Table 9: Distribution of scores on STAI
Fig 3.: Showing scores of males and females on anxiety (state & trait)

This study shows significant overlapping and significant differences in both the groups. Gender differences in terms of mean differences do not imply that they experience states on opposing ends of spectrum only; on the contrary these differences can exist along with a high degree of overlap between the distributions of men and women [28]. In the present study females have scored significantly higher than males on neuroticism and overall anxiety dimensions. Literature too supports this view as many studies have found the similar findings [29,30]. Males have scored higher on extraversion as compared to females whereas literature also supports the contradiction on this. Some studies have found women to be slightly higher in extraversion [29], whereas others have reported women to be lower on this attribute [30]. Across cultures women have reported higher anxiety levels than males irrespective of socio-demographic or clinical variable intervention [13]. At the same time other theorists suggest that gender norms are shaped by socio-cultural influences such that men and women are expected to serve different roles in society and are therefore socialized to behave differently from one another [31,32].

Qualitative Analysis of Interview with Instructors

A 30 minutes semi-structured interview or questionnaire was conducted with instructors of AFA. During this time, background information was obtained using five broad open ended questions pertaining to affect. A total of 11 instructors were interviewed.

Table 10-A shows the responses of the semi-structured interview for the Positive Affect, conducted with 11 instructors. The results revealed that the 84% of instructors said empathy should be considered as one of the feature as inclusive criteria when selecting officers. 76% officers said that selected candidates should have the attribute of warmth and consideration. 80% officers said assertiveness is very important feature where as 83% officers said emotional stability is a very important feature, which important for a cadet to succeed in his short and long-term endeavours.

Table 10-A: Interview Responses for Positive Affect

Table 10-B shows the responses of the semi-structured interview for the Negative Affect, conducted with 11 instructors. 84% instructors stated that emotional lability (impulsivity) was an attribute that should be taken very seriously while selecting a candidate. 81% instructors rated anxiety as one of the important negative affect variable affecting performance and 79% of instructors considered self consciousness and 80% instructors opined that emotional vulnerability should be taken very seriously as it is counterproductive for efficiency and performance.
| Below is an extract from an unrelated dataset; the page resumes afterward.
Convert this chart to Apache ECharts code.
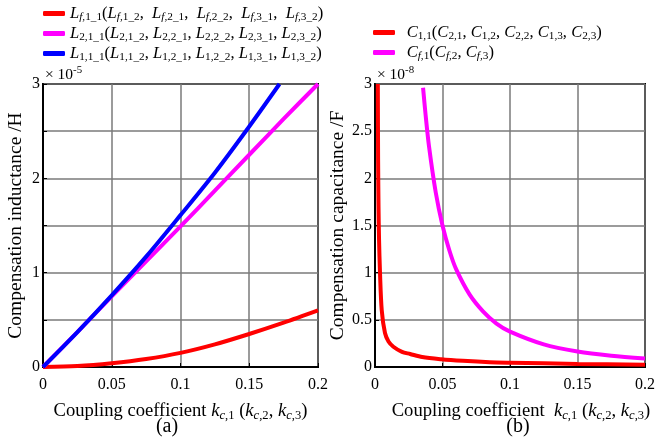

Table10-B: Interview Responses for Negative Affect


Military training is demanding and challenging, both physically and psychologically. The cadets are required to learn new complex skills, be disciplined and have high level of physical and psychological fitness. Though the existing selection system takes utmost care to profile the candidates for their psychological fitness so that they can withstand the rigors of training phase and become Armed Forces Officers, yet certain aspects of personality may remain hidden and surface later under stressful circumstances. Affective component of personality plays a crucial role in the way events are interpreted and attributions made. Neuroticism, the core of negative affect, is linked to mental health problems and anxiety. It influences the cognitive evaluation of events and memories. It has a profound effect on both psychological health and information processing. Cadets with high scores on neuroticism and trait anxiety need to be counselled accordingly so that this does not interfere in their performance. Gender too plays an important role and the same needs to be kept under consideration while addressing psychological issues. This was a preliminary study to examine the affective profile of cadets and gender differences, if any. Further longitudinal studies are required to be done with larger sample so that the effect of the study variable can be understood during post-training period as well.